University of Melbourne, Australia
"Learning from top-performing mathematics education systems: What they value, not what they do"
The latest results for both TIMSS and PISA were released a few weeks apart from each other in late 2016. Much attention is paid in these and earlier tests to the top performing economies. It is not surprising that many mathematics education systems would hope to emulate these performers. The approach is often one of finding out what top performing economies have done differently. These differences are often considered as potential factors of success that individual economies might adopt in their own mathematics education systems.

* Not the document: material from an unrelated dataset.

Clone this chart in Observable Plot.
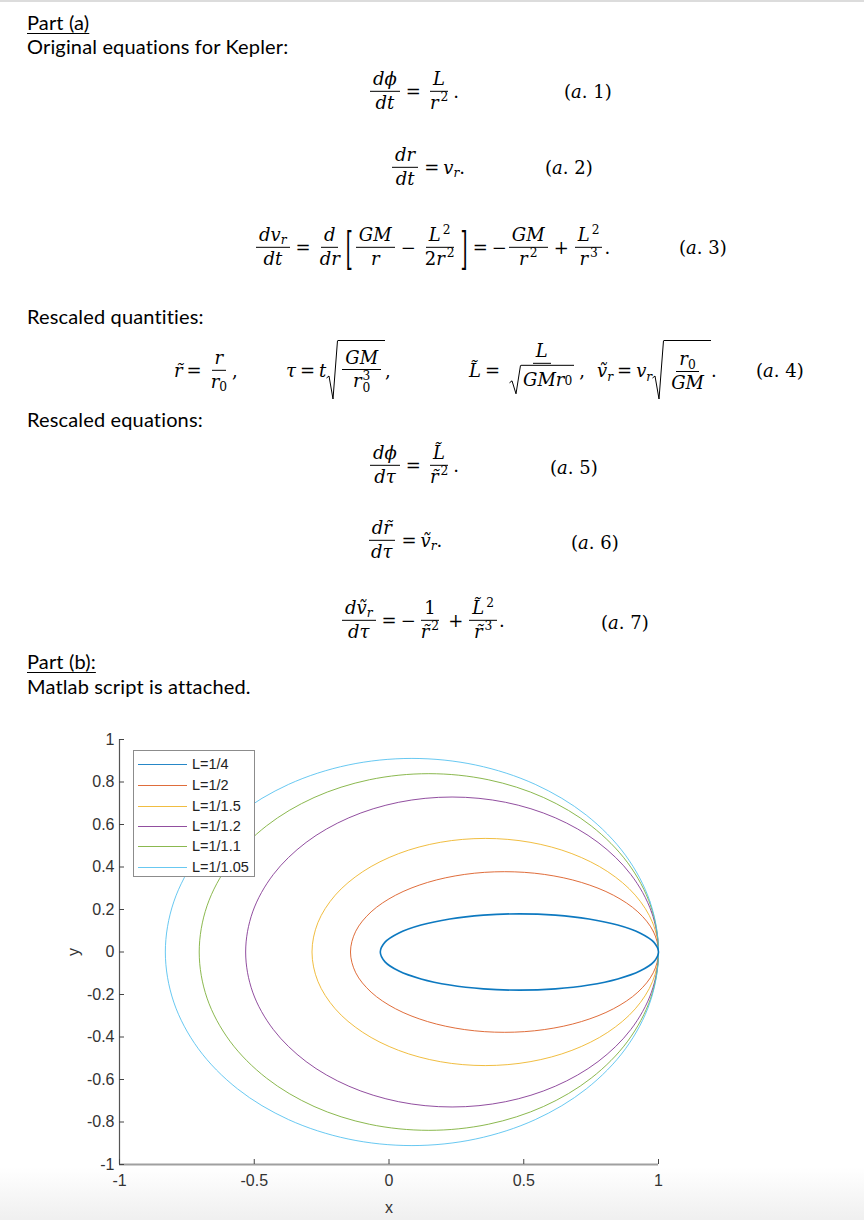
<!DOCTYPE html>
<html>
<head>
<meta charset="utf-8">
<script src="https://cdn.jsdelivr.net/npm/d3@7"></script>
<script src="https://cdn.jsdelivr.net/npm/@observablehq/plot@0.6"></script>
<style>
  html, body { margin:0; padding:0; background:#fff; }
  #page { position:relative; width:864px; height:1220px; overflow:hidden; background:#fff; border-top:2px solid #dcdcdc; box-sizing:border-box; }
  #fade { position:absolute; left:0; right:0; top:1165px; height:55px; background:linear-gradient(#ffffff, #efefef); }
  .t { position:absolute; left:27px; font-family:Lato, "Open Sans", sans-serif; font-size:20px; letter-spacing:0.15px; line-height:23px; color:#000; white-space:nowrap; }
  .ul { text-decoration:underline; text-underline-offset:3px; text-decoration-thickness:1px; }
  .eq { position:absolute; display:flex; align-items:center; transform:translateY(-50%); font-family:"DejaVu Serif", serif; font-style:italic; font-size:18px; color:#000; white-space:nowrap; }
  .u { font-style:normal; }
  .frac { display:inline-flex; flex-direction:column; align-items:center; margin:0 2px; }
  .frac > .n { padding:0 3px 1px; border-bottom:1px solid #000; line-height:1.15; }
  .frac > .d { padding:1px 3px 0; line-height:1.15; }
  .op { margin:0 4px; font-style:normal; }
  sup, sub { font-size:68%; line-height:0; }
  sup { margin-left:2px; vertical-align:0.6em; font-style:normal; }
  sub { font-style:normal; vertical-align:-0.3em; }
  .ss { display:inline-flex; flex-direction:column; font-size:68%; font-style:normal; line-height:0.95; vertical-align:0.6em; margin-left:1px; }
  .sqrt { display:inline-flex; align-items:stretch; }
  .sqrt svg { width:12px; flex:none; }
  .rc { border-top:1px solid #000; padding:1px 2px 0; display:inline-flex; align-items:center; }
  .br { font-style:normal; display:inline-block; transform:scaleY(2.5); font-weight:300; margin:0 1px; }
  .tag { position:absolute; transform:translateY(-50%); font-family:"DejaVu Serif", serif; font-size:18px; }
  #legend { position:absolute; left:133px; top:748px; width:120px; height:125px; border:1.5px solid #8c8c8c; background:#fff; }
  .lrow { position:absolute; left:4px; height:16px; display:flex; align-items:center; font-family:"Liberation Sans", Arial, sans-serif; font-size:14.5px; color:#222; }
  .lrow .sw { width:49px; height:0; border-top:1.3px solid; margin-right:5px; opacity:0.85; }
  #chart { position:absolute; left:0; top:720px; }
</style>
</head>
<body>
<div id="page">
  <div id="fade"></div>

  <div class="t ul" style="top:9px">Part (a)</div>
  <div class="t" style="top:33px">Original equations for Kepler:</div>

  <!-- (a.1) -->
  <div class="eq" style="left:368px; top:89px">
    <span class="frac"><span class="n">dϕ</span><span class="d">dt</span></span><span class="op">=</span><span class="frac"><span class="n">L</span><span class="d">r<sup>2</sup></span></span><span class="u">.</span>
  </div>
  <div class="tag" style="left:564px; top:89px">(<i>a</i>. 1)</div>

  <!-- (a.2) -->
  <div class="eq" style="left:390px; top:165px">
    <span class="frac"><span class="n">dr</span><span class="d">dt</span></span><span class="op">=</span><span>v<sub><i>r</i></sub></span><span class="u">.</span>
  </div>
  <div class="tag" style="left:545px; top:165px">(<i>a</i>. 2)</div>

  <!-- (a.3) -->
  <div class="eq" style="left:254px; top:245px">
    <span class="frac"><span class="n">dv<sub><i>r</i></sub></span><span class="d">dt</span></span><span class="op">=</span><span class="frac"><span class="n">d</span><span class="d">dr</span></span><span class="br">[</span><span class="frac"><span class="n">GM</span><span class="d">r</span></span><span class="op">−</span><span class="frac"><span class="n">L<sup>2</sup></span><span class="d"><span class="u">2</span>r<sup>2</sup></span></span><span class="br">]</span><span class="op">=</span><span class="u">−</span><span class="frac"><span class="n">GM</span><span class="d">r<sup>2</sup></span></span><span class="op">+</span><span class="frac"><span class="n">L<sup>2</sup></span><span class="d">r<sup>3</sup></span></span><span class="u">.</span>
  </div>
  <div class="tag" style="left:679px; top:245px">(<i>a</i>. 3)</div>

  <div class="t" style="top:303px">Rescaled quantities:</div>

  <!-- (a.4) -->
  <div class="eq" style="left:174px; top:368px">
    <span>r̃</span><span class="op">=</span><span class="frac"><span class="n">r</span><span class="d">r<sub>0</sub></span></span><span class="u">,</span>
  </div>
  <div class="eq" style="left:286px; top:368px">
    <span>τ</span><span class="op">=</span><span>t</span>
    <span class="sqrt"><svg viewBox="0 0 12 60" preserveAspectRatio="none"><path d="M0.5,38 L3,36 L7,59 L11.5,0.5" fill="none" stroke="#000" stroke-width="1" vector-effect="non-scaling-stroke"/></svg><span class="rc"><span class="frac"><span class="n">GM</span><span class="d">r<span class="ss"><span>3</span><span>0</span></span></span></span></span></span><span class="u">,</span>
  </div>
  <div class="eq" style="left:469px; top:368px">
    <span>L̃</span><span class="op">=</span><span class="frac"><span class="n">L</span><span class="d"><span class="sqrt"><svg viewBox="0 0 12 30" preserveAspectRatio="none"><path d="M0.5,18 L3,16 L7,29 L11.5,0.5" fill="none" stroke="#000" stroke-width="1" vector-effect="non-scaling-stroke"/></svg><span class="rc">GMr<sub>0</sub></span></span></span></span><span class="u">,</span>
  </div>
  <div class="eq" style="left:597px; top:368px">
    <span>ṽ<sub><i>r</i></sub></span><span class="op">=</span><span>v<sub><i>r</i></sub></span>
    <span class="sqrt"><svg viewBox="0 0 12 60" preserveAspectRatio="none"><path d="M0.5,38 L3,36 L7,59 L11.5,0.5" fill="none" stroke="#000" stroke-width="1" vector-effect="non-scaling-stroke"/></svg><span class="rc"><span class="frac"><span class="n">r<sub>0</sub></span><span class="d">GM</span></span></span></span><span class="u">.</span>
  </div>
  <div class="tag" style="left:756px; top:368px">(<i>a</i>. 4)</div>

  <div class="t" style="top:406px">Rescaled equations:</div>

  <!-- (a.5) -->
  <div class="eq" style="left:368px; top:463px">
    <span class="frac"><span class="n">dϕ</span><span class="d">dτ</span></span><span class="op">=</span><span class="frac"><span class="n">L̃</span><span class="d">r̃<sup>2</sup></span></span><span class="u">.</span>
  </div>
  <div class="tag" style="left:550px; top:465px">(<i>a</i>. 5)</div>

  <!-- (a.6) -->
  <div class="eq" style="left:366px; top:538px">
    <span class="frac"><span class="n">dr̃</span><span class="d">dτ</span></span><span class="op">=</span><span>ṽ<sub><i>r</i></sub></span><span class="u">.</span>
  </div>
  <div class="tag" style="left:571px; top:540px">(<i>a</i>. 6)</div>

  <!-- (a.7) -->
  <div class="eq" style="left:340px; top:618px">
    <span class="frac"><span class="n">dṽ<sub><i>r</i></sub></span><span class="d">dτ</span></span><span class="op">=</span><span class="u">−</span><span class="frac"><span class="n u">1</span><span class="d">r̃<sup>2</sup></span></span><span class="op">+</span><span class="frac"><span class="n">L̃<sup>2</sup></span><span class="d">r̃<sup>3</sup></span></span><span class="u">.</span>
  </div>
  <div class="tag" style="left:601px; top:620px">(<i>a</i>. 7)</div>

  <div class="t ul" style="top:648px">Part (b):</div>
  <div class="t" style="top:673px">Matlab script is attached.</div>

  <div id="chart"></div>
  <div id="legend"></div>
</div>

<script>
// ---- data ----
const labels = ["L=1/4", "L=1/2", "L=1/1.5", "L=1/1.2", "L=1/1.1", "L=1/1.05"];
const colors = ["#0072BD", "#D95319", "#EDB120", "#7E2F8E", "#77AC30", "#4DBEEE"];
const xTicks = [-1, -0.5, 0, 0.5, 1];
const yTicks = [-1, -0.8, -0.6, -0.4, -0.2, 0, 0.2, 0.4, 0.6, 0.8, 1];

// upper half of each orbit, from the right-hand apex (1, 0) round to the left-hand apex
const orbitL4X   = [1.0000, 0.9824, 0.9309, 0.8488, 0.7419, 0.6175, 0.4839, 0.3503, 0.2258, 0.1189, 0.0369, -0.0147, -0.0323];
const orbitL4Y   = [0, 0.0465, 0.0898, 0.1270, 0.1556, 0.1735, 0.1796, 0.1735, 0.1556, 0.1270, 0.0898, 0.0465, 0];
const orbitL2X   = [1.0000, 0.9805, 0.9234, 0.8326, 0.7143, 0.5765, 0.4286, 0.2807, 0.1429, 0.0245, -0.0663, -0.1234, -0.1429];
const orbitL2Y   = [0, 0.0978, 0.1890, 0.2673, 0.3273, 0.3651, 0.3780, 0.3651, 0.3273, 0.2673, 0.1890, 0.0978, 0];
const orbitL15X  = [1.0000, 0.9781, 0.9139, 0.8117, 0.6786, 0.5235, 0.3571, 0.1908, 0.0357, -0.0974, -0.1996, -0.2638, -0.2857];
const orbitL15Y  = [0, 0.1383, 0.2673, 0.3780, 0.4629, 0.5163, 0.5345, 0.5163, 0.4629, 0.3780, 0.2673, 0.1383, 0];
const orbitL12X  = [1.0000, 0.9739, 0.8974, 0.7757, 0.6170, 0.4323, 0.2340, 0.0358, -0.1489, -0.3076, -0.4293, -0.5058, -0.5319];
const orbitL12Y  = [0, 0.1888, 0.3647, 0.5157, 0.6316, 0.7045, 0.7293, 0.7045, 0.6316, 0.5157, 0.3647, 0.1888, 0];
const orbitL11X  = [1.0000, 0.9710, 0.8858, 0.7504, 0.5739, 0.3684, 0.1479, -0.0727, -0.2782, -0.4547, -0.5901, -0.6752, -0.7042];
const orbitL11Y  = [0, 0.2172, 0.4196, 0.5934, 0.7268, 0.8106, 0.8392, 0.8106, 0.7268, 0.5934, 0.4196, 0.2172, 0];
const orbitL105X = [1.0000, 0.9688, 0.8774, 0.7320, 0.5425, 0.3219, 0.0851, -0.1517, -0.3724, -0.5619, -0.7073, -0.7987, -0.8299];
const orbitL105Y = [0, 0.2358, 0.4555, 0.6442, 0.7889, 0.8799, 0.9110, 0.8799, 0.7889, 0.6442, 0.4555, 0.2358, 0];

const orbitsX = [orbitL4X, orbitL2X, orbitL15X, orbitL12X, orbitL11X, orbitL105X];
const orbitsY = [orbitL4Y, orbitL2Y, orbitL15Y, orbitL12Y, orbitL11Y, orbitL105Y];

// closed loops: upper half, then its mirror image below the axis
const rows = [];
labels.forEach((L, k) => {
  const X = orbitsX[k], Y = orbitsY[k];
  for (let i = 0; i < X.length; i++) rows.push({L, x: X[i], y: Y[i]});
  for (let i = X.length - 2; i >= 1; i--) rows.push({L, x: X[i], y: -Y[i]});
});

const W = 864, H = 500, mL = 119, mR = 206, mT = 17, mB = 58;
const fw = W - mL - mR, fh = H - mT - mB;
const fmt = d => String(d);

const chart = Plot.plot({
  width: W, height: H,
  marginLeft: mL, marginRight: mR, marginTop: mT, marginBottom: mB,
  style: {background: "transparent", overflow: "visible"},
  x: {domain: [-1, 1]},
  y: {domain: [-1, 1]},
  color: {domain: labels, range: colors},
  marks: [
    Plot.line(rows.filter(d => d.L !== labels[0]), {x: "x", y: "y", z: "L", stroke: "L", strokeWidth: 1, strokeOpacity: 0.85, curve: "catmull-rom-closed"}),
    Plot.line(rows.filter(d => d.L === labels[0]), {x: "x", y: "y", z: "L", stroke: "L", strokeWidth: 1.6, strokeOpacity: 0.95, curve: "catmull-rom-closed"}),
    Plot.ruleX([-1], {stroke: "#555", strokeWidth: 1.2}),
    Plot.ruleY([-1], {stroke: "#a0a0a0", strokeWidth: 2}),
    Plot.tickX(xTicks, {x: d => d, insetTop: fh - 5, stroke: "#444", strokeWidth: 1}),
    Plot.tickY(yTicks, {y: d => d, insetRight: fw - 5, stroke: "#444", strokeWidth: 1}),
    Plot.axisX(xTicks, {tickSize: 0, tickPadding: 10, tickFormat: fmt, fontSize: 16, fill: "#333",
      fontFamily: "Liberation Sans, Arial, sans-serif", label: "x", labelAnchor: "center", labelOffset: 48, labelArrow: "none"}),
    Plot.axisY(yTicks, {tickSize: 0, tickPadding: 5, tickFormat: fmt, fontSize: 16, fill: "#333",
      fontFamily: "Liberation Sans, Arial, sans-serif", label: "y", labelAnchor: "center", labelOffset: 52, labelArrow: "none"})
  ]
});
document.getElementById("chart").appendChild(chart);

// legend
const leg = document.getElementById("legend");
const rowTops = [5, 26, 47, 67, 87, 108];
labels.forEach((L, k) => {
  const r = document.createElement("div");
  r.className = "lrow";
  r.style.top = rowTops[k] + "px";
  const sw = document.createElement("span");
  sw.className = "sw";
  sw.style.borderTopColor = colors[k];
  r.appendChild(sw);
  r.appendChild(document.createTextNode(L));
  leg.appendChild(r);
});
</script>
</body>
</html>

Yet, the adoption of forms of practices or routines employed by top performing economies does not always lead to the intended improvements. In fact, amongst the success cases, the mathematics education systems involved have not always transplanted practices or routines wholesale. Rather, what appeared to have worked is the identification and adoption of the underlying principles of the practices or routines that had set the top performing economies apart from the rest of the world. These pedagogical principles express what are valued by the top performing economies in the teaching and learning of mathematics. They underlie culturally-specific beliefs about how the discipline is best taught and learnt, so that the forms in which they are embodied are necessarily different across different cultural settings. The approach of economies which have benefitted from the comparisons, then, is to identify the conative variable of pedagogical values underlying the success of top performing economies, and to make culturally-appropriate changes to their existing policies at the intended curriculum level, as well as practices at the implemented curriculum level.
Learning from other mathematics education systems' success, then, is not about duplicating what they do, but more about doing things differently to reflect what is being valued by these systems.
Wee Tiong SEAH is Associate Professor in Mathematics Education at the Melbourne Graduate School of Education, The University of Melbourne, Australia. He also heads its Mathematics Education Group. He has been teaching pre-service and in-service courses at Bachelor, Masters and PhD levels in Australia and Asia since 2002. Wee Tiong was a member of the Australian federal government's Expert Advisory and Research Group in the late 2000s. His research expertise is in comparative research (e.g. he currently leads a 22-nation research consortium called the 'Third Wave Project'), the role of values in facilitating student learning, STEM education, and the experiences of immigrant and refugee students and teachers in mathematics pedagogy. He has delivered numerous keynote or invitational speeches at different events, a recent one being the 2016 International Congress on Mathematical Education. Wee Tiong sits on the editorial boards of several journals, including the 'International Journal of Science and Mathematics Education'.